Wake Forest Sports Hall of Fame

Brenda Corrie Kuehn
Brenda Corrie Kuehn
  • Induction:
    1999
The women's golf program at Wake Forest, today one of the nation's finest, was just beginning to make its mark on the national scene in the mid-1980s. Instrumental in that emergence was Brenda Corrie, who established herself as one of the country's premier players.

After attending college for one year in her native Dominican Republic, Corrie (now Brenda Corrie Kuehn) enrolled as a sophomore at Wake forest and earned All-ACC accolades two consecutive years. Corrie then turned in her finest year as a Deacon as a senior, winning two regular-season tournament individual titles and leading Wake Forest to the 1986 ACC Championship as medalist. She posted a 10-under 212, the lowest total in the nine-year history of the event at the time. Corrie capped the spring of 1986 by making her third appearance in the NCAA Championships and earning first-team All-America honors.

If her golf career had ended at that point, Corrie would have already deserved her place among the top women's athletes in Wake forest history. However, she has expanded her impact on the game since her graduation from WFU to worldly proportions.

Corrie embarked on a professional career and won her first tournament in 1988, taking the Futures Golf Tour's Chattanooga Classic. She chipped in twice and fired a final-round 66 to win the title.

She later regained her amateur status and became one of the premier players in the United States. Highlights include her participation on the 1996 U.S. World Cup Team and two selections to the Curtis Cup squad. Corrie went 4-0 and scored the winning points in the U.S. victory in 1998, its first in eight years.

Her amateur career has included qualifying for nine U.S. Opens and 13 U.S. Amateurs. She competed in the 2001 U.S. Women's Open while eight months pregnant.

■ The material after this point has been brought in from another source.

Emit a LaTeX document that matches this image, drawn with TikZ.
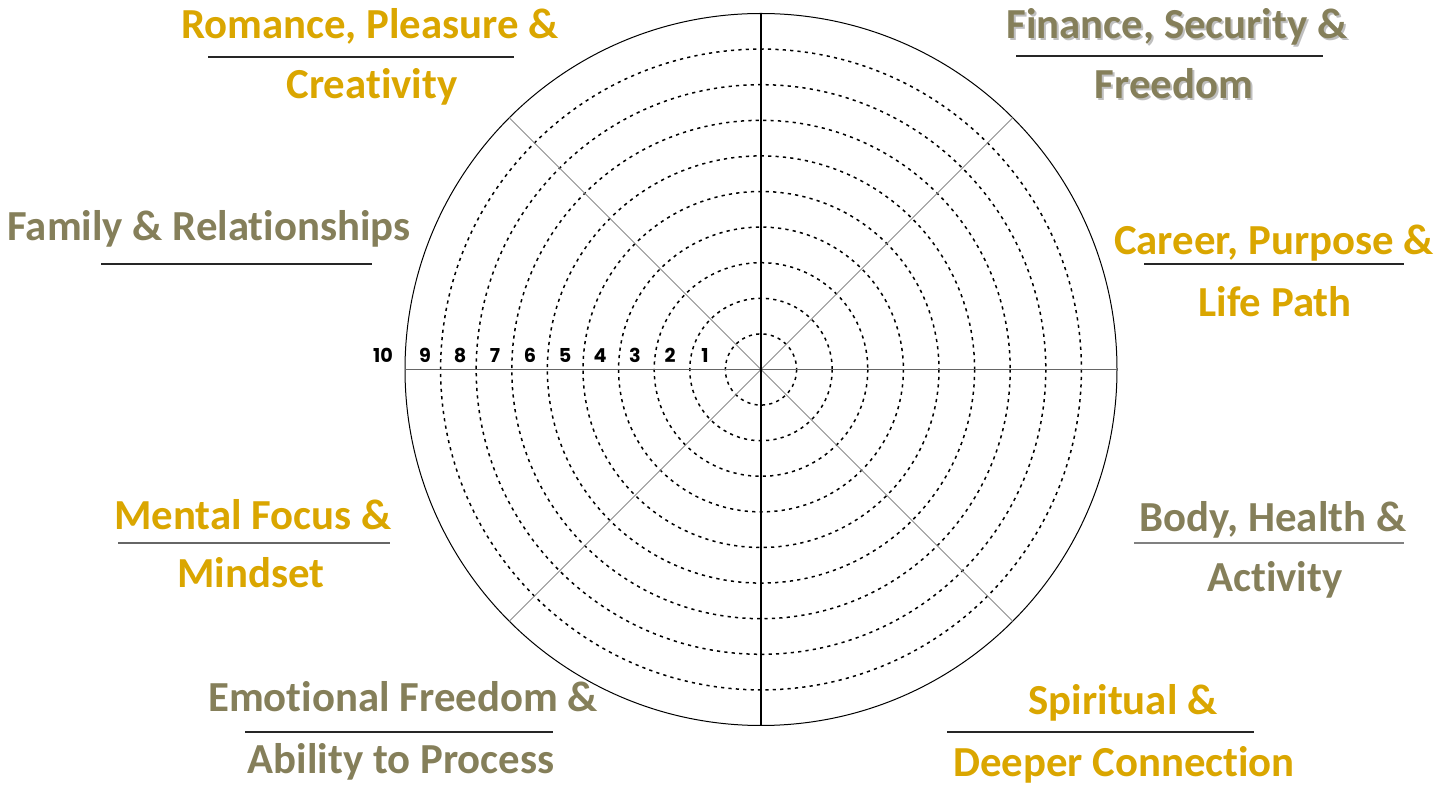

Corrie-Kuehn was the second person from Wake Forest to be inducted into the NGCA Hall of Fame and the first as a player. The other member is current head coach Dianne Dailey, who was inducted in 2001 as a coach

She was inducted into the Wake Forest Sports Hall of Fame on January 30, 1999. She was elected to the National Golf Coaches Association Hall of Fame in 2004.

In 2002, she was named to the ACC's 50th Anniversary team.